Сравнение Аркадия Пластова с великим голландцем родилось давно. Виктор Киселёв, ближайший друг и ученик Пластова, вспоминая о своём первом посещении его мастерской в 1920-е годы, писал: «На стене – копия с Жерико. Красочками попахивает. У меня сразу возникло ощущение, что я к Рембрандту попал».
Действительно, мастерская Рембрандта на Jodenbreestraat в Амстердаме очень напоминает мастерские Пластова, какими они остались после его смерти в Прислонихе и Москве. Пластов,как и Рембрандт, никогда не прекращал собирать «вещички, которые не могут не пригодиться художнику» – предметы старины, камни, ракушки, античные бюсты, оленьи рога – диковинные элементы бытия, возбуждающие глаз художника, оживляющие его воображение. Даже стулья и секретеры в мастерских удивительным образом схожи по стилю. На стене московской мастерской Пластова до сих пор висит прикреплённая им репродукция – «Портрет человека в золотом шлеме», как бы символизируя присутствие Рембрандта в его творческом мире (позже портрет будет атрибутирован как работа одного из последователей Рембрандта).
Практически все, кто говорил или писал о Пластове, сравнивали его с великими мастерами прошлого и с Рембрандтом в первую очередь. Но только экспозиция, представленная не так давно в Музее современного изобразительного искусства им. А.А. Пластова, впервые дала возможность увидеть графические работы двух мастеров в прямом сопоставлении. Именно в графике наиболее очевидны те основополагающие принципы постижения и отображения бытия, которые исповедовали оба художника.
Пластова, как и Рембрандта, можно отнести к историческим живописцам, то есть к художникам, поднявшимся над уровнем живописи бытовой и отразившим бытие.
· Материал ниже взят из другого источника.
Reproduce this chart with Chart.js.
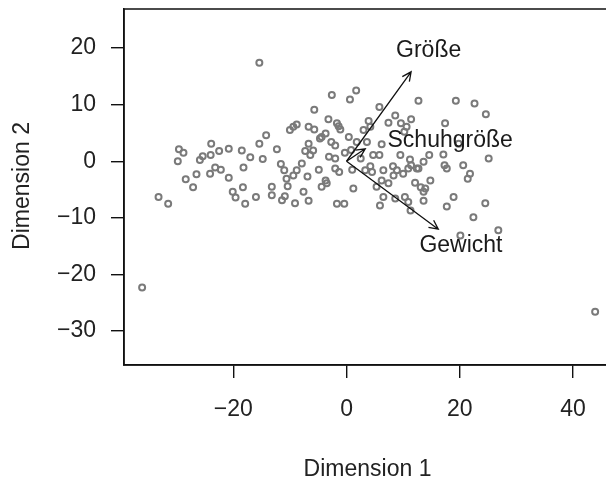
<!DOCTYPE html>
<html>
<head>
<meta charset="utf-8">
<script src="https://cdn.jsdelivr.net/npm/chart.js@4"></script>
<style>
  html, body { margin: 0; padding: 0; background: #fff; overflow: hidden; }
  #wrap { width: 606px; height: 484px; overflow: hidden; }
</style>
</head>
<body>
<div id="wrap"><canvas id="biplot" width="620" height="484"></canvas></div>
<script>
// Punkte (Dimension 1 / Dimension 2)
const dim1 = [
  -33.2, -31.5, -29.6, -28.8, -29.8, -28.4, -27.1, -26.5, -25.9, -25.4, -23.9, -24.0, -24.1, -23.2, -22.2, -22.5,
  -20.8, -20.8, -18.5, -17.0, -18.2, -18.3, -20.1, -19.6, -17.9, -16.0, -15.4,
  -14.2, -14.8, -12.3, -13.2, -13.2, -11.6, -11.0, -11.4, -10.9, -10.6, -10.4, -10.0, -9.4, -8.8, -9.1, -9.4,
  -8.8, -7.9, -7.6, -6.9, -7.3, -6.7, -6.4, -5.9, -6.7, -5.7, -5.7, -6.7, -4.9, -4.4, -3.7, -4.7, -3.7, -3.2,
  -2.6, -3.1, -2.7, -2.0, -2.0, -1.3, -1.7, -0.4, -1.7, -1.1, -2.0, -0.3, 0.6, 0.4, 1.2,
  1.7, -15.4, -36.1, 43.9, -1.4, -4.4, -3.5,
  5.8, 12.7, 8.6, 7.4, 3.9, 4.2, 3.0, 9.6, 10.6, 11.4, 10.2, 17.4, 1.8, 3.6, 5.8, 6.2, 9.5, 11.2, 11.4, 14.6,
  13.6, 12.7, 17.1, 17.3, 4.2, 4.5, 6.5, 8.2, 8.9, 10.0, 8.3, 10.9, 6.2, 7.4, 5.3, 14.8, 12.1, 13.1, 13.6,
  6.5, 5.9, 10.3, 10.9, 13.6, 11.3, 17.7,
  19.3, 22.6, 24.6, 25.1, 20.6, 21.8, 21.4, 17.7, 18.9, 24.5, 22.4, 26.8, 20.1, 19.8,
  0.8, 2.5, 1.0, 3.3, 4.7, 12.4, 13.9, 8.6
];
const dim2 = [
  -6.3, -7.5, 2.1, 1.5, 0.0, -3.2, -4.6, -2.3, 0.2, 0.9, 3.1, 1.1, -2.2, -1.1, -1.5, 1.8,
  2.2, -2.9, 1.9, 0.7, -1.1, -4.6, -5.4, -6.4, -7.5, -6.3, 3.1,
  4.6, 0.4, 2.1, -4.5, -6.0, -0.5, -1.6, -6.9, -6.2, -3.1, -4.4, 5.5, 6.1, 6.5, -7.4, -2.5,
  -1.6, -0.4, -5.4, -2.7, 1.8, 3.1, 1.1, 1.9, 6.1, 5.6, 9.1, -7.0, -1.5, -4.5, -3.4, 4.0, 4.9, 7.4,
  11.7, 0.8, 3.4, 0.5, -1.3, -1.9, -7.5, -7.5, 6.7, 5.6, 2.8, 1.5, 10.9, 4.3, -4.8,
  12.5, 17.4, -22.3, -26.6, 6.2, 4.3, -3.9,
  9.6, 10.7, 8.1, 6.8, 7.1, 6.1, 5.5, 6.7, 6.1, 7.4, 5.2, 6.7, 3.4, 3.4, 1.1, 3.0, 1.1, 0.3, -0.7, 1.1,
  -0.1, -1.3, 1.2, -0.7, -0.9, -1.9, -1.6, -0.9, -1.6, -2.2, -2.5, -1.3, -3.4, -3.9, -4.5, -3.4, -3.8, -4.6, -5.4,
  -6.3, -7.8, -6.3, -7.2, -7.0, -8.7, -8.0,
  10.7, 10.2, 8.3, 0.5, -0.7, -2.2, -3.1, -1.3, -6.3, -7.4, -9.9, -12.2, -13.1, 3.1,
  2.0, 0.5, -1.5, -1.6, 1.1, -1.3, -4.8, -6.6
];

// Variablenpfeile
const loadNames = ['Größe', 'Schuhgröße', 'Gewicht'];
const loadX = [11.4, 3.3, 16.2];
const loadY = [15.8, 2.2, -12.0];
const labelX = [14.5, 18.3, 20.2];
const labelY = [19.6, 3.7, -15.0];

const xTicks = [-20, 0, 20, 40];
const yTicks = [-30, -20, -10, 0, 10, 20];

const fontFam = '"Liberation Sans", Arial, Helvetica, sans-serif';
const fontSize = 23;
const minus = v => (v < 0 ? '\u2212' + Math.abs(v) : '' + v);

const biplotExtras = {
  id: 'biplotExtras',
  afterDatasetsDraw(chart) {
    const ctx = chart.ctx;
    const xs = chart.scales.x, ys = chart.scales.y;
    const ca = chart.chartArea;
    ctx.save();
    // Rahmen
    ctx.strokeStyle = '#111';
    ctx.lineWidth = 1.5;
    ctx.strokeRect(ca.left, ca.top, ca.right - ca.left, ca.bottom - ca.top);

    // Pfeile
    const x0 = xs.getPixelForValue(0), y0 = ys.getPixelForValue(0);
    ctx.lineWidth = 1.3;
    ctx.strokeStyle = '#111';
    loadX.forEach((lx, i) => {
      const x1 = xs.getPixelForValue(lx), y1 = ys.getPixelForValue(loadY[i]);
      const a = Math.atan2(y1 - y0, x1 - x0);
      const h = 10;
      ctx.beginPath();
      ctx.moveTo(x0, y0);
      ctx.lineTo(x1, y1);
      ctx.moveTo(x1 - h * Math.cos(a - 0.45), y1 - h * Math.sin(a - 0.45));
      ctx.lineTo(x1, y1);
      ctx.lineTo(x1 - h * Math.cos(a + 0.45), y1 - h * Math.sin(a + 0.45));
      ctx.stroke();
    });

    // Beschriftungen
    ctx.fillStyle = '#1a1a1a';
    ctx.font = fontSize + 'px ' + fontFam;
    ctx.textAlign = 'center';
    ctx.textBaseline = 'middle';
    loadNames.forEach((name, i) => {
      ctx.fillText(name, xs.getPixelForValue(labelX[i]), ys.getPixelForValue(labelY[i]));
    });

    // y-Achsentitel
    ctx.save();
    ctx.translate(23, 186);
    ctx.rotate(-Math.PI / 2);
    ctx.fillStyle = '#222';
    ctx.fillText('Dimension 2', 0, 0);
    ctx.restore();
    ctx.restore();
  }
};

new Chart(document.getElementById('biplot'), {
  type: 'scatter',
  data: {
    datasets: [{
      data: dim1.map((x, i) => ({ x: x, y: dim2[i] })),
      pointRadius: 3,
      pointBorderWidth: 2,
      pointBorderColor: '#7a7a7a',
      pointBackgroundColor: 'rgba(255,255,255,0)',
    }]
  },
  options: {
    responsive: false,
    animation: false,
    layout: { padding: { top: 9, right: 9 } },
    plugins: { legend: { display: false }, tooltip: { enabled: false } },
    scales: {
      x: {
        type: 'linear',
        min: -39.3,
        max: 46.7,
        afterBuildTicks: s => { s.ticks = xTicks.map(v => ({ value: v })); },
        afterFit: s => { s.height = 119; s.paddingLeft = 0; s.paddingRight = 0; },
        grid: { drawOnChartArea: false, drawTicks: true, tickLength: 13, color: '#111', lineWidth: 1.4 },
        border: { display: true, color: '#111', width: 1.5 },
        ticks: { color: '#222', padding: 18, maxRotation: 0, font: { size: fontSize, family: fontFam }, callback: v => minus(v) },
        title: { display: true, text: 'Dimension 1', color: '#222', font: { size: fontSize, family: fontFam }, padding: { bottom: 1 } }
      },
      y: {
        type: 'linear',
        min: -36,
        max: 26.9,
        afterBuildTicks: s => { s.ticks = yTicks.map(v => ({ value: v })); },
        afterFit: s => { s.width = 124; s.paddingTop = 0; s.paddingBottom = 0; },
        grid: { drawOnChartArea: false, drawTicks: true, tickLength: 13, color: '#111', lineWidth: 1.4 },
        border: { display: true, color: '#111', width: 1.5 },
        ticks: { color: '#222', padding: 15, font: { size: fontSize, family: fontFam }, callback: v => minus(v) }
      }
    }
  },
  plugins: [biplotExtras]
});
</script>
</body>
</html>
Уникальность Рембрандта – в умении писать события священной истории с достоверностью бытовых сцен и, наоборот, превращать пластику сюжетов окружающей действительности в исторически незыблемые, почти канонические формы.
Кажущаяся простота и однозначность пластовских тем на самом деле – та же пластическая метафора бытия. Не случайно он так настойчиво отстаивал поэтику названий своих картин – «Весна», а не «В бане»; «Смерть дерева», а не «Рубка леса»; «Юность», а не «Мальчик на каникулах», рассчитывая, что его «подстрочник попадёт в руки поэта или просто умного человека, и этого ключа хватит ему открыть ларец с немудрёными сокровищами».
Без рисунка живопись мертва. Но как в XVII столетии учились рисовать? Художественных школ в нашем понимании не было. Ответ простой: чтобы понять основы рисунка (как, впрочем, и композиции), надо перерисовывать, копировать работы великих мастеров. Рембрандт копировал работы своего учителя Ластмана, Рафаэля, ученики Рембрандта копировали рисунки учителя. Точно так же, столетия спустя, Аркадий Пластов будет заставлять своих учеников копировать Ван-Дейка, Милле, свои собственные рисунки.
Рисунки с натуры – поразительные свидетельства взаимодействия художника с миром. И у Рембрандта, и у Пластова рисунки поражают своей конструктивной осмысленностью, точностью, порой гениальной парадоксальностью, умением без видимых усилий отобразить то, что вижу, а не то, что знаю, создать поистине новую реальность. (Таковы, например, рембрандтовские наброски стоящих мужчин, «Молодой женщины, сидящей у окна»).
Особую группу составляют рисунки обнажённой натуры.
Во времена Рембрандта считалось необходимым работать с обнажённой моделью хотя бы дважды в неделю. Рембрандт часто рисовал со своими учениками. Модели-женщины были профессиональными, мужчины по большей части – случайными. Изобразительные средства невероятно просты – перо, чернила, создающие богатую градацию тона, кисть для обозначения тени и полутени, иногда лёгкие касания пальца. Примерно так же работал Пластов, для которого рисунки обнажённой натуры были обязательным упражнением, тренировкой руки и глаза.
Считается, что уличные сцены и пейзажи сделаны Рембрандтом по памяти. Рисовать на улице в те времена было не принято. Натурщики обычно приглашались в мастерскую.
Для Пластова «мастерской» был весь мир. Он не выходил из дома без альбома и карандашей.
Путь от рисунка-впечатления к целостной композиции как метод творчества приводит к тому, что уже и сам первоначальный набросок у мастера становится оконченным художественным произведением.
Общность приёмов и подходов к светотеневым решениям сюжетов, просто схожесть мотивов и способы их изображения непостижимым образом практически не изменились за 400 лет. Видимо, настоящее искусство больших художников приходит к определённой константе, и её достижение – удел немногих.